Youth of America, your lack of Halloween enthusiasm sickens me.

Youth of America.  We need to discuss something.  I understand that you’re used to getting your way and that you could very well go out and have your parents buy you all the candy you want.  I realize this.  Really.  However, in my day, we worked for our goshdarn candy and you will do the same if I have a thing to say about it.

The fact that your parents paid a hundred bucks that they bled and sweat for a costume you to wear for ten minutes of photos, an hour and a half of hardcore trick or treating and the residual half hour of your parents carrying to the last couple of houses before they finally take you home and toss the costume away in favor of your pajamas.   Listen, it’s not actually about you.  It’s about your parents.  They wish to see you just for one night, physically resemble the little terror that you are in life instead of that cherubic face that plagues them when their favorite shoes end up in the toilet or daddy’s flat screen mysteriously ends up with a controller through it.
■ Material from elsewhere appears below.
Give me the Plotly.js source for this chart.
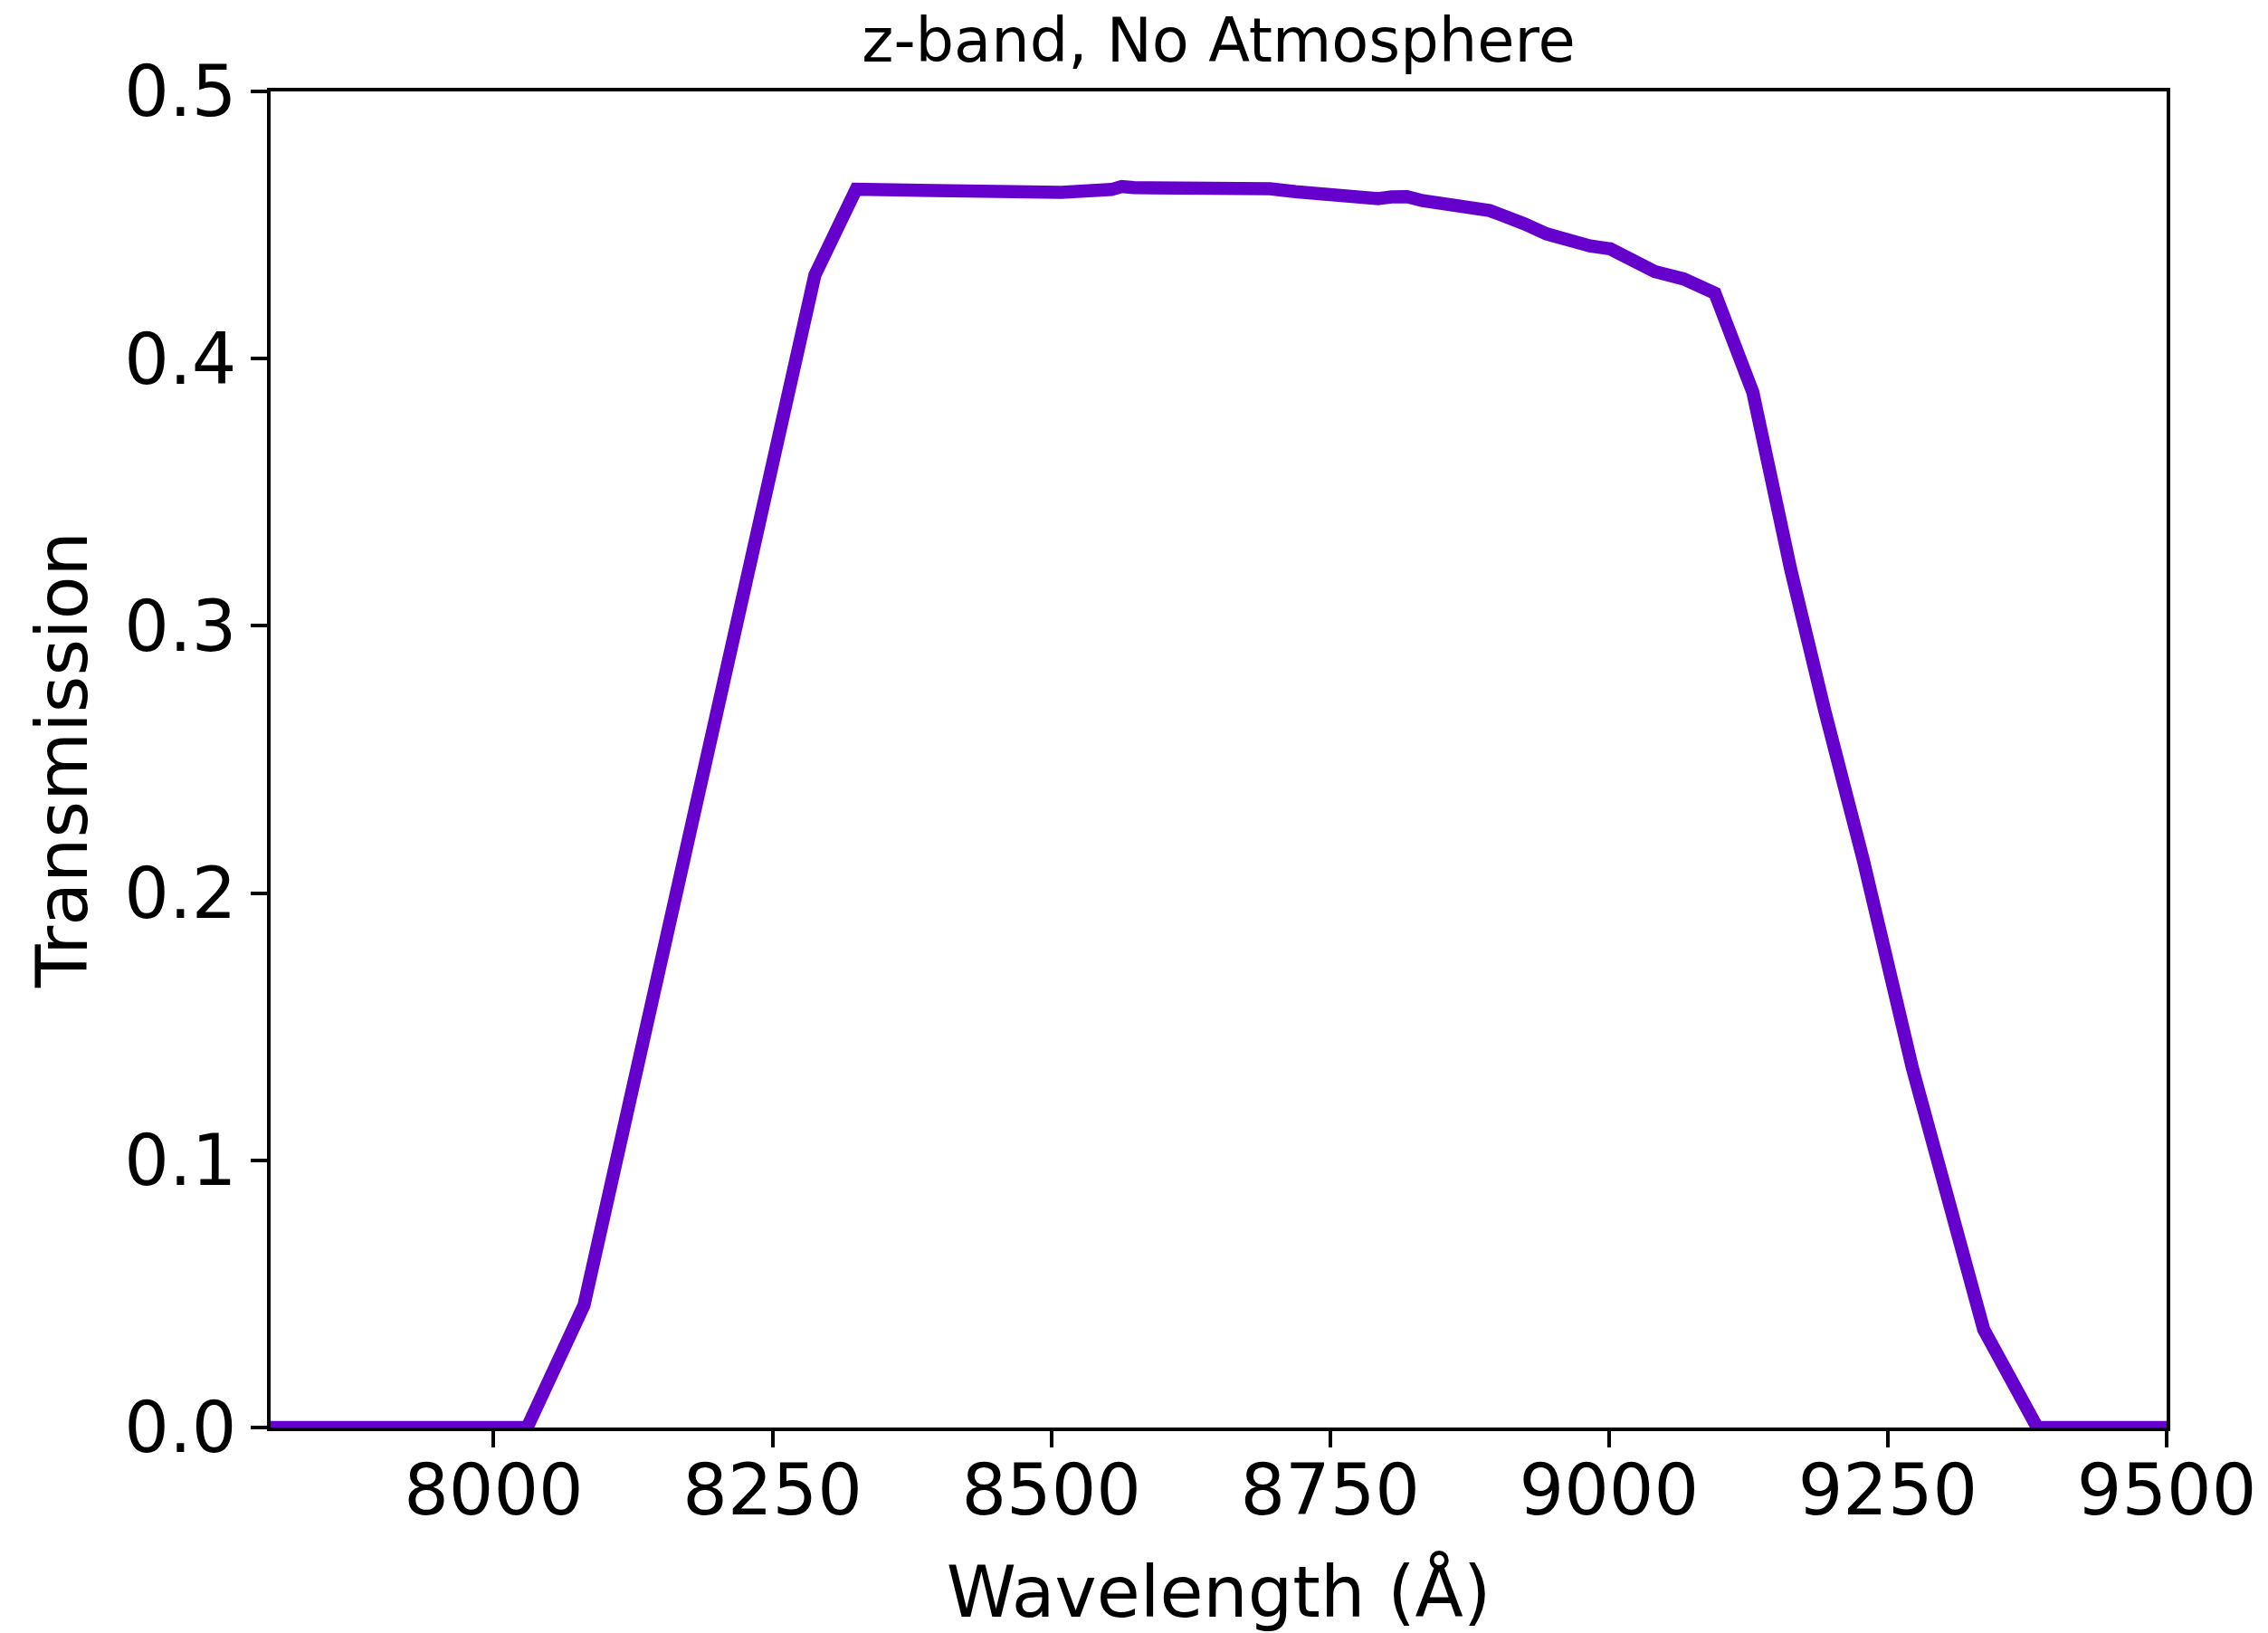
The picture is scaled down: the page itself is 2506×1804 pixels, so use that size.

But for the rest of you, this holiday is something completely different.  Adolescents and teens, Halloween is a test for your creativity.  Come up with an awesome costume using your wits alone.  Work for your candy.  Earn. Those. Cavities.  Don’t show up to my door like I owe YOU something.  And for pete’s sake, even if you know your costume sucks or you think you’re too old for trick or treating, do what all adults have learned to do: FAKE IT.  Fake the enthusiasm.  Pretend you’re excited to be out.  Do not sigh as though I’m wasting your time or I haven’t given you the specific brand of candy you wanted.  I could have given you rocks.  Instead you got sugar.  Be happy I didn’t feed you to the hell-hound that lives next to my bed.

Next year will be better.  Next year must be better.